Let’s understand the big picture of Neuron model:

 

Machine Learning Model

Machine Learning Mode

Deep Learning Model

Deep Learning Mode

 

 

 

 

 

 

 

 

 

Neuron Model:

 

The neuron model basically consists of 3 layers: an Input layer, Hidden Layer and Output Layer. Training data is provided to the input layer. Hidden layer is the computational unit which is called as “Sigmoid activation function”. Computation unit is nothing but the model which takes the input from the input layer and develops the hypothesis which is channeled down to the output layer. Aggregation of a large number of neuron models collectively known as Neural Networks.

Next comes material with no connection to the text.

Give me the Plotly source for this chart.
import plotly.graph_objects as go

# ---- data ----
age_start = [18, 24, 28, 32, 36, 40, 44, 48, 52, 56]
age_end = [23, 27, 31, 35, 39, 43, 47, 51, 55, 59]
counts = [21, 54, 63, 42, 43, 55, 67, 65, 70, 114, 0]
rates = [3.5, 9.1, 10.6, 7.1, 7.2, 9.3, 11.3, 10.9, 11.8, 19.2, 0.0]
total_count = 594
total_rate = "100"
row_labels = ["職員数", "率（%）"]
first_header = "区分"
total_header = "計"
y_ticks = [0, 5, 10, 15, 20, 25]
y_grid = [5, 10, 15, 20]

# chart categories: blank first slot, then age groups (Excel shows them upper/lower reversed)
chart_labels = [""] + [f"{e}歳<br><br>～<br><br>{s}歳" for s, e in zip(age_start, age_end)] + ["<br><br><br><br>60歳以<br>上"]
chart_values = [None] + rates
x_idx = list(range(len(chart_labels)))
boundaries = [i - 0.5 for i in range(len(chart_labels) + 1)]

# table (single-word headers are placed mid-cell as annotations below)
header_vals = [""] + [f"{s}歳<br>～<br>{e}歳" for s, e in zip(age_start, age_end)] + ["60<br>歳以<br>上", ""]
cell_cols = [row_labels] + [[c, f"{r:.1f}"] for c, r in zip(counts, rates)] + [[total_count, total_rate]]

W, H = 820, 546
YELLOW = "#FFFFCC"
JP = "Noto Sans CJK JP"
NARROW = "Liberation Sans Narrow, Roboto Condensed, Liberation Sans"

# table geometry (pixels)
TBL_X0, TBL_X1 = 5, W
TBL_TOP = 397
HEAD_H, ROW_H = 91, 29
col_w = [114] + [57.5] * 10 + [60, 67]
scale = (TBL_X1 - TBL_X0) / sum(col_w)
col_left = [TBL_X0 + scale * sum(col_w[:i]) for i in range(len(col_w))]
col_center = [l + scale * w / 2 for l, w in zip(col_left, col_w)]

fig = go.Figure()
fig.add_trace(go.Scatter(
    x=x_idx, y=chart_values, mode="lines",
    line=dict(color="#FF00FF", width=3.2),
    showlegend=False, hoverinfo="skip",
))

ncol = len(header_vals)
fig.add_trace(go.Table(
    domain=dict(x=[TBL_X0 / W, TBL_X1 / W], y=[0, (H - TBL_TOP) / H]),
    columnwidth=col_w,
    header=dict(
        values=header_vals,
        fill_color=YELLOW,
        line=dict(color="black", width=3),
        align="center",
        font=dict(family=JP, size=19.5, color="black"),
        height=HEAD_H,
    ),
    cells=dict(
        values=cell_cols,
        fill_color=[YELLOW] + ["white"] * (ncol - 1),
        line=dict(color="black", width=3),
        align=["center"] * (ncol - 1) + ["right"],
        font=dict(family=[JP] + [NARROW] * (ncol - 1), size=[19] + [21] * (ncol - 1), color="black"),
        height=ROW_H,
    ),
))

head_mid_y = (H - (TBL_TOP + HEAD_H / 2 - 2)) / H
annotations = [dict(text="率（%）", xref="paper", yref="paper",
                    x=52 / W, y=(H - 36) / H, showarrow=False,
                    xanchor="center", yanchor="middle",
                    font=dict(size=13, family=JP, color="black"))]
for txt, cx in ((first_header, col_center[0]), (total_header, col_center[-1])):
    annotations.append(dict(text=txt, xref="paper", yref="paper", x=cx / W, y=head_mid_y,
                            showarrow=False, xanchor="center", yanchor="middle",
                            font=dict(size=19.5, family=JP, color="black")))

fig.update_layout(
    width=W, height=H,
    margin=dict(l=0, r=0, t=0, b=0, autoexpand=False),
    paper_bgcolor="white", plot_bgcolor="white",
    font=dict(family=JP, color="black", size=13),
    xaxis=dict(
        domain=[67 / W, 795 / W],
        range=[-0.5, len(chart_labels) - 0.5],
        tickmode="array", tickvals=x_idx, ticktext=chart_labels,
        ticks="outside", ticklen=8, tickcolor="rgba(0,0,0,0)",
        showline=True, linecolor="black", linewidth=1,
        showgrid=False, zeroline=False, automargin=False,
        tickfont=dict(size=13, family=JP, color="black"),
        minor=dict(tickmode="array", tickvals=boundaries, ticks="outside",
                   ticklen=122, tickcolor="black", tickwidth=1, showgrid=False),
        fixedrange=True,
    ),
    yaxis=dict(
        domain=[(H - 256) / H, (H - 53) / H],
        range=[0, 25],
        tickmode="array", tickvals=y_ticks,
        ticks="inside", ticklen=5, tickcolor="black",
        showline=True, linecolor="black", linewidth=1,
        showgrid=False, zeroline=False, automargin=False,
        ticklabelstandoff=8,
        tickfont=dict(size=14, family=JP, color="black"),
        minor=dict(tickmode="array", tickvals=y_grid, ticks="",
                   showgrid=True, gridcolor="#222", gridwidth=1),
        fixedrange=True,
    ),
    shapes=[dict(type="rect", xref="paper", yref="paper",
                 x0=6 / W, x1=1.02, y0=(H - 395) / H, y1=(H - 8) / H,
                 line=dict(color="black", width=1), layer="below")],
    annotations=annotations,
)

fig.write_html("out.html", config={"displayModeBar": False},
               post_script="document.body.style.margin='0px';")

Let’s refer to the model which predicts the number of employees who will leave the company in the next five years. Machine Learning algorithms such as Linear Regression, Logistic Regression holds good in this case because we have a limited number of features such as Work satisfaction, Salary increment, and limited training data available. But if we add the hundred more features such as department, Time spent in company, work accidents. Addition of these features will make the model nonlinear which can’t be solved by above-stated algorithms. This limitation can be overcome by the implementation of neural networks.

The complexity of the problem increases with a tremendous number of features and training data coming into picture due to which the efficiency of neural networks starts degrading. To improve the performance and capabilities of neural networks, the number of hidden layers in a neural network is increased. That’s where the Buzzword, “Deep Learning” comes into the picture.

 Deep Learning Models:

 

Artificial Neural Networks are Machine Learning algorithms with one or two hidden layers whereas Deep Learning models consist of multiple hidden layers which help to improve the state of art technology to great extent. Addition of multiple hidden layers will make the network deep and is called Deep Learning.

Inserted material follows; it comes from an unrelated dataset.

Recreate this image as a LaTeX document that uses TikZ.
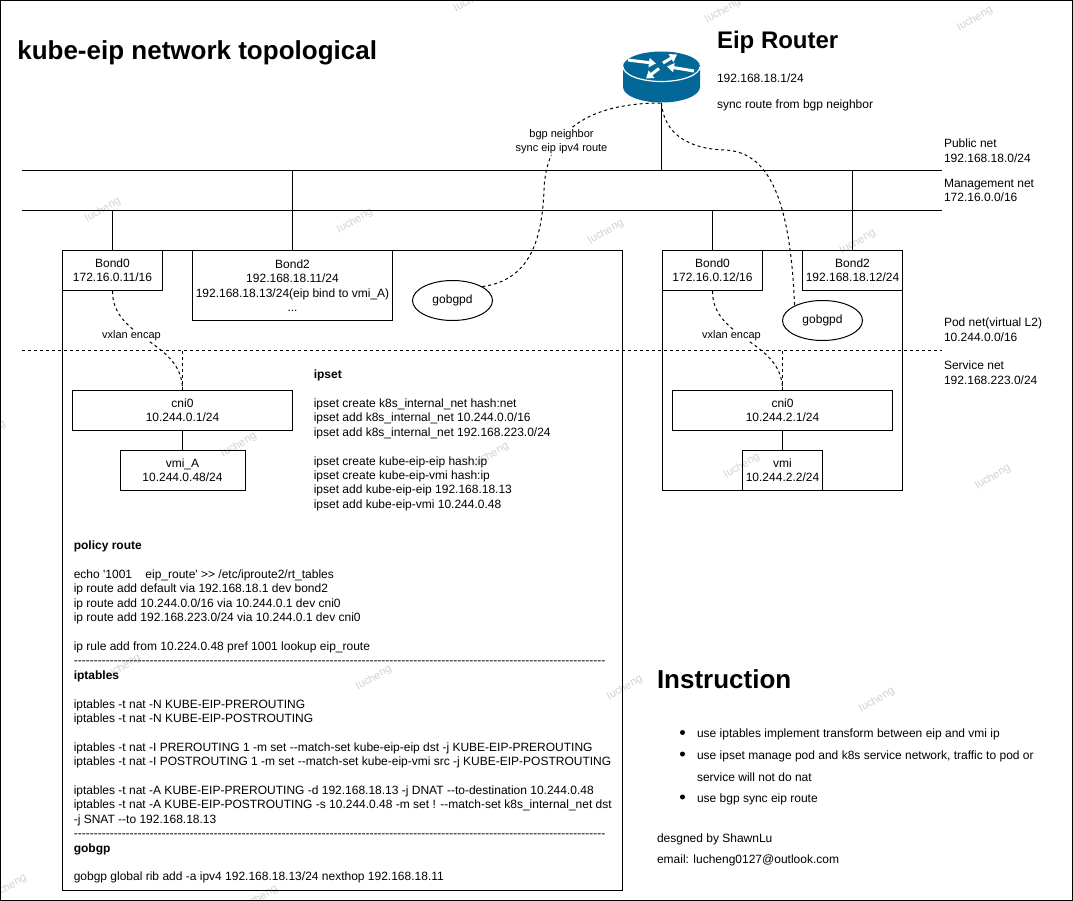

Another major difference between Machine Learning and Deep Learning is Feature abstraction for a model. Domain expertise is critical in machine learning algorithm since a lot of preprocessing is required to clean the data and extracting the useful features which can be used to train the Machine Learning model. On the contrary, Deep Learning models learn in a more structured way to extract the features from raw data. As discussed in the above point, DL models consist of multiple hidden layers. Each hidden layer is used to identify one unique feature. DL models cut down the time consuming and arduous task of feature extraction.

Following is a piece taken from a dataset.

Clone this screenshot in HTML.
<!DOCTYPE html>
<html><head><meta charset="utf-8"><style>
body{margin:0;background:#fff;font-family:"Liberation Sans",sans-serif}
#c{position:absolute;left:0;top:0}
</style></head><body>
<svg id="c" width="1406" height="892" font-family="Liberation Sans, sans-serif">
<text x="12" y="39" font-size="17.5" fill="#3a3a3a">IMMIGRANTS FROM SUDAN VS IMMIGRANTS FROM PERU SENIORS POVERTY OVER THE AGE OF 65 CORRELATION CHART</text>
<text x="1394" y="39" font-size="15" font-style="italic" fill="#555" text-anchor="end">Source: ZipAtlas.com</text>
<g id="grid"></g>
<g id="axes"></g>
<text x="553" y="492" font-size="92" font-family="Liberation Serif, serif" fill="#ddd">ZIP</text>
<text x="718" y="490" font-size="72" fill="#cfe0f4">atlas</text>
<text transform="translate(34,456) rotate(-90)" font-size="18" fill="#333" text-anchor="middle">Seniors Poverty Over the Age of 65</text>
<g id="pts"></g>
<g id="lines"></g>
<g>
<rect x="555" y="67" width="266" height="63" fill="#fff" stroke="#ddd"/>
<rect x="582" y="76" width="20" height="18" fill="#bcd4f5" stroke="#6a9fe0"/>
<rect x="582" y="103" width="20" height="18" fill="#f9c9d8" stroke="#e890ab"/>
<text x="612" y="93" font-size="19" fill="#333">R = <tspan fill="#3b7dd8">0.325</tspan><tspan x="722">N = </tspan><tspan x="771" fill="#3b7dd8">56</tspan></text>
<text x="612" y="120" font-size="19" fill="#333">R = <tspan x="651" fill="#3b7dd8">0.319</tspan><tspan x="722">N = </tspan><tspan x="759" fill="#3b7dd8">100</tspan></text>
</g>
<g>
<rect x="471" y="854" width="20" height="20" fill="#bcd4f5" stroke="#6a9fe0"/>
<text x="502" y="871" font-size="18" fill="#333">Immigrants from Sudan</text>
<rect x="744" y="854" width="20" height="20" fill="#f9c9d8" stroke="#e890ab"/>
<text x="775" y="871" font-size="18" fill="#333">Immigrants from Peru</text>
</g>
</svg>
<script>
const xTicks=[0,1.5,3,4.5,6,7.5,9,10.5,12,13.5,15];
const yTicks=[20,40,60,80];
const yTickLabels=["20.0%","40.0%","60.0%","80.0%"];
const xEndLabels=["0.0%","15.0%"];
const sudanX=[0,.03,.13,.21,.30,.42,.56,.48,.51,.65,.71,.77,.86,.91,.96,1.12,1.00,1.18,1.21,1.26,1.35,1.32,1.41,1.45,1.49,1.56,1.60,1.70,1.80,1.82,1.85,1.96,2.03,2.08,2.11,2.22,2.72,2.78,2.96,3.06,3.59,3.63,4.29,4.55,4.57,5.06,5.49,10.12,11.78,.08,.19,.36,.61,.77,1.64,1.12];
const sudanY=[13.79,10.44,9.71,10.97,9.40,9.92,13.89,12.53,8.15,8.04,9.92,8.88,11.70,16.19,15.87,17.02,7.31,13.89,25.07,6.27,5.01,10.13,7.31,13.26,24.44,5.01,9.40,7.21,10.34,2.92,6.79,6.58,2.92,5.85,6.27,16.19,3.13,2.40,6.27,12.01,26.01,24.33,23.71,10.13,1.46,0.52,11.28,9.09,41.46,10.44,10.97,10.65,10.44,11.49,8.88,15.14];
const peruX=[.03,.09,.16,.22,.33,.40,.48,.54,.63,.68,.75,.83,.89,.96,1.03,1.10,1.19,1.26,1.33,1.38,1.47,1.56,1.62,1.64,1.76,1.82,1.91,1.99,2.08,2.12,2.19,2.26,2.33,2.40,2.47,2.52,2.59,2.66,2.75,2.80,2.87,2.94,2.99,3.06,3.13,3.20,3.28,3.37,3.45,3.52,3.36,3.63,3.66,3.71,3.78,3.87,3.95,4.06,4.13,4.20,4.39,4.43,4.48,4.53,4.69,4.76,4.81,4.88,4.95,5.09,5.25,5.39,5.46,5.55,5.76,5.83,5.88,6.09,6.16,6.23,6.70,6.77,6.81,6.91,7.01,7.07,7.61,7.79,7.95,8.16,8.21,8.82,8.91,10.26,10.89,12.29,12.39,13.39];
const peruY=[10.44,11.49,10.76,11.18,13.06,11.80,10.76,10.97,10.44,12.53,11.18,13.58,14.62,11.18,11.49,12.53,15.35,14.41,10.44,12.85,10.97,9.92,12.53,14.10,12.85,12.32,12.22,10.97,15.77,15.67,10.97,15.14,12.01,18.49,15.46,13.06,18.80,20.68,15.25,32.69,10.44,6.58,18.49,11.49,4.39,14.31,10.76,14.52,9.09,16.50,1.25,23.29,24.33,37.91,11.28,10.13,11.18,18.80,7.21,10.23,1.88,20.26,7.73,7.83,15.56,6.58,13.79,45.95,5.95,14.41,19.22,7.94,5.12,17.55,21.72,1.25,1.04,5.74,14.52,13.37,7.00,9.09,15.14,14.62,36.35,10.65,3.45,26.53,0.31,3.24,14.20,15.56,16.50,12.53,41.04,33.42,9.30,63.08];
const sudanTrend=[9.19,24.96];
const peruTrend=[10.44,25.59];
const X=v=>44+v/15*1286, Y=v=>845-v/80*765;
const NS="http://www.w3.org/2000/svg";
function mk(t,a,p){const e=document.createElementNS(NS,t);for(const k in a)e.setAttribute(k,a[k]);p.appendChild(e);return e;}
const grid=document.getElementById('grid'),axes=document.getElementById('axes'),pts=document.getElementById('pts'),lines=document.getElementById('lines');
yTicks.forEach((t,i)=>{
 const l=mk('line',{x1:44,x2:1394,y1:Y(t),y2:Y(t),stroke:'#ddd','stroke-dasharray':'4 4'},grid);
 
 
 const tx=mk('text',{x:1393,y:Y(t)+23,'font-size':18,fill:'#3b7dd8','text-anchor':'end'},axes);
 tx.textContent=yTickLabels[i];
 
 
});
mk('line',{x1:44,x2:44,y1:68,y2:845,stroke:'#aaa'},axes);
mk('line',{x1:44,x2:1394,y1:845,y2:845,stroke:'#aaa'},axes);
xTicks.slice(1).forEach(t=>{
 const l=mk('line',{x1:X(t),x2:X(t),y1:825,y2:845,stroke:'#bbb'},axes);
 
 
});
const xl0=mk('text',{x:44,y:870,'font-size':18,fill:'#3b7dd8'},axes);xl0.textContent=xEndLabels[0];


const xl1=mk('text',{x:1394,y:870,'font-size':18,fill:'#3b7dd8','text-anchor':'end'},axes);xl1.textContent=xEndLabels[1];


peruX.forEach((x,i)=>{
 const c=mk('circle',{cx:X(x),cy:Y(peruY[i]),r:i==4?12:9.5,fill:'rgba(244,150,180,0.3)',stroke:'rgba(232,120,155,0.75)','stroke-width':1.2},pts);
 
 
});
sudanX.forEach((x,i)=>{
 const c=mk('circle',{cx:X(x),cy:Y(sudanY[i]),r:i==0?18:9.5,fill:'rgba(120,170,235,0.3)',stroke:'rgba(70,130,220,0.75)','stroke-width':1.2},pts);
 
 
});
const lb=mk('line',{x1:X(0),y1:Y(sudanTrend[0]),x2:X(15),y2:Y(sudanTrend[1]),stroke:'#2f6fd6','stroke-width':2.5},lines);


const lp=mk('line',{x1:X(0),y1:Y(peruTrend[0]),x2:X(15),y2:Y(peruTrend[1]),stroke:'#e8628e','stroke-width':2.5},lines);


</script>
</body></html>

There are a huge number of ML algorithms available which can be applied in a wide range of domains. Some of them are K means clustering, K nearest neighbors etc. The use of algorithms varies widely in ML depending on the application whereas, in the case of DL, the same piece of software can be trained for language translation as well as voice cloning. It all depends on the type of data that is fed to computers.

Let’s talk about real world example “Language Translators” to compare the efficiency of ML and DL models. Google launched the Chinese to English translator which used to translate the sentences phrase by phrase. This is far away from how humans translate. The efficiency of a model is around 78%. An upgraded version of language translators was launched recently which was based on Deep Learning model. This language translator model translates sentence by sentence rather than phrase by phrase which increased the efficiency of the model to 91%. DL models have also helped to increase the efficiency in areas of Image Recognition. The efficiency of ML based model for image recognition is 89% which increased up to 93% in the case of Deep Learning model.

The high efficiency comes at expense of stringent requirements:

  1. Requirement of a huge amount of data to train the neural network with multiple layers.
  2. Computationally expensive to train large scale neural networks.
  3. It takes hours to train Deep Learning model since they process a large amount of data to parameterize the model.

Although the above requirements can be easily met with technological advancements, it is very important to choose the optimal model depending upon business problem and data available. Otherwise, DL models could be overkill for trivial application such as detection of spam email or movie recommendations.